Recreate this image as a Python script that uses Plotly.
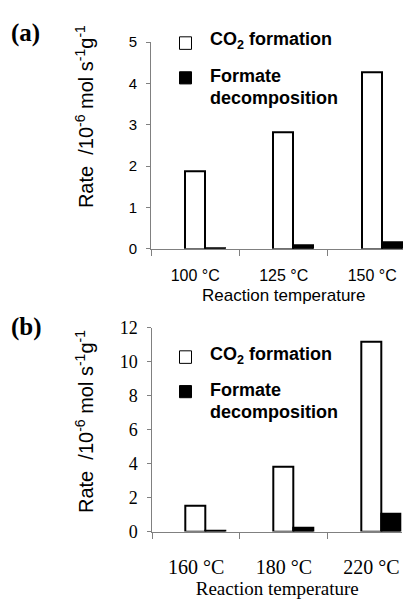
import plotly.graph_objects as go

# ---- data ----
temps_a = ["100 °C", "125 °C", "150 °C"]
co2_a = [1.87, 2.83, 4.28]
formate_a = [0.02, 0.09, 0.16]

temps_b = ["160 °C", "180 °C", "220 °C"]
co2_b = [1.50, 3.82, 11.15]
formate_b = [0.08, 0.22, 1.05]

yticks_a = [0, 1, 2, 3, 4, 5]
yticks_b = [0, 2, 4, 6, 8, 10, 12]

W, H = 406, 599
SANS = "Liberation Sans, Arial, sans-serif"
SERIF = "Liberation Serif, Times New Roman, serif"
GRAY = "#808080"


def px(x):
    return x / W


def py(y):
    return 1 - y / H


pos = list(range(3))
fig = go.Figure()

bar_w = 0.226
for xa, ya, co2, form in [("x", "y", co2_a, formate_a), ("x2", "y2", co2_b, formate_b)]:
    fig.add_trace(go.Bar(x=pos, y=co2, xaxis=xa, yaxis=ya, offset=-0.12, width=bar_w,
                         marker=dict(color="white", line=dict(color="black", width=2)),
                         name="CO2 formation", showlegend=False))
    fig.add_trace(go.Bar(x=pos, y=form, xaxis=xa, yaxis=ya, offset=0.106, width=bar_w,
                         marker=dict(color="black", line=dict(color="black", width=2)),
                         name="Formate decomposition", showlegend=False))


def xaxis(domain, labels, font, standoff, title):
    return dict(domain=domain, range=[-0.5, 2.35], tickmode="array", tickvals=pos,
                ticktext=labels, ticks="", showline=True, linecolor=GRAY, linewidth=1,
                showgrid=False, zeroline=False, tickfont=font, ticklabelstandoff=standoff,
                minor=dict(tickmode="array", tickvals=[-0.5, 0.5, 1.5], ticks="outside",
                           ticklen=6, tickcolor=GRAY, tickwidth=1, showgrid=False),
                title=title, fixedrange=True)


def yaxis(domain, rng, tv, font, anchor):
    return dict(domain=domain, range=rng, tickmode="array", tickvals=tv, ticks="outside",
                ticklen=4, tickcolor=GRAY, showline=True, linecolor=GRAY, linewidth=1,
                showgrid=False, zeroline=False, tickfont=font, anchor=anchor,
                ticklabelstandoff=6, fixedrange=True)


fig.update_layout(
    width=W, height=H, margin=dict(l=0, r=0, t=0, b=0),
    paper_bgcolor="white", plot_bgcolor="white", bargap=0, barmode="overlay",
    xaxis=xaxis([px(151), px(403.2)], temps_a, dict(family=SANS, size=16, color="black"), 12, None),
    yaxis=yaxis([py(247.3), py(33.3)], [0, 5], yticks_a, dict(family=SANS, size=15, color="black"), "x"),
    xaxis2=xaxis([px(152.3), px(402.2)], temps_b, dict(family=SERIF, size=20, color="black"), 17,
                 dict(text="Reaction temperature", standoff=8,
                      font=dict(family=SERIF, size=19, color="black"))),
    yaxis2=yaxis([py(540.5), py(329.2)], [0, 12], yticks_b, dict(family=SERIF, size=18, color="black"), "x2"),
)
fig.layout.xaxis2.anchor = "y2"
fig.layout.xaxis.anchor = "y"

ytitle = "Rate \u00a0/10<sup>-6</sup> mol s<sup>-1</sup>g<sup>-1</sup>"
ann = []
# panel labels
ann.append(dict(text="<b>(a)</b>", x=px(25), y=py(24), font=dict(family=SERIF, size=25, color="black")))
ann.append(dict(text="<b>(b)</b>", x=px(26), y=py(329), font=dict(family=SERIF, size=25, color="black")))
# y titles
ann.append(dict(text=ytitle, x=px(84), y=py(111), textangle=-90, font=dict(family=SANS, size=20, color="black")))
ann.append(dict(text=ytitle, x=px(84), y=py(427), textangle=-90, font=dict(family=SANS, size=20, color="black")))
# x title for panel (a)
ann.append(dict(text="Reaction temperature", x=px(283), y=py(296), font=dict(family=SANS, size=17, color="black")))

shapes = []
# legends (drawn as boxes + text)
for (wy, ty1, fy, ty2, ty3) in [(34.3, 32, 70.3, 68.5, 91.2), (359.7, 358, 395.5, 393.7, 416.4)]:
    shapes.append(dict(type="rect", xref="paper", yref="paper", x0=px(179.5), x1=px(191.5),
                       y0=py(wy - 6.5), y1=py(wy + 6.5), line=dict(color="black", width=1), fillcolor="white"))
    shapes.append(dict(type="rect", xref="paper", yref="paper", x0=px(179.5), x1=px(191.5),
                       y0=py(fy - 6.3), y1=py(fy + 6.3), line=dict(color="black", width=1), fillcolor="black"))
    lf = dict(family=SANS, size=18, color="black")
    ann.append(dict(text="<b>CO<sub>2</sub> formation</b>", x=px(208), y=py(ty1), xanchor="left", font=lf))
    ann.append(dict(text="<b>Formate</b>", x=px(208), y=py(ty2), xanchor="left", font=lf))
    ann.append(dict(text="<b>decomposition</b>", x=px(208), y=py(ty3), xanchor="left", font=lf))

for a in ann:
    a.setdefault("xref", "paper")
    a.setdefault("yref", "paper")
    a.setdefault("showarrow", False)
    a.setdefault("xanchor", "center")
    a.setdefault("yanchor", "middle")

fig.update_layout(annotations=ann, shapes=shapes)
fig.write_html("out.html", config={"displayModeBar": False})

GOAL:
Everything from the first line of the listing above through the line that contains "fig = go.Figure()" is to be restated word for word, minus the pictures.

WRITTEN SOLUTION:
Recreate this image as a Python script that uses Plotly.
import plotly.graph_objects as go

# ---- data ----
temps_a = ["100 °C", "125 °C", "150 °C"]
co2_a = [1.87, 2.83, 4.28]
formate_a = [0.02, 0.09, 0.16]

temps_b = ["160 °C", "180 °C", "220 °C"]
co2_b = [1.50, 3.82, 11.15]
formate_b = [0.08, 0.22, 1.05]

yticks_a = [0, 1, 2, 3, 4, 5]
yticks_b = [0, 2, 4, 6, 8, 10, 12]

W, H = 406, 599
SANS = "Liberation Sans, Arial, sans-serif"
SERIF = "Liberation Serif, Times New Roman, serif"
GRAY = "#808080"


def px(x):
    return x / W


def py(y):
    return 1 - y / H


pos = list(range(3))
fig = go.Figure()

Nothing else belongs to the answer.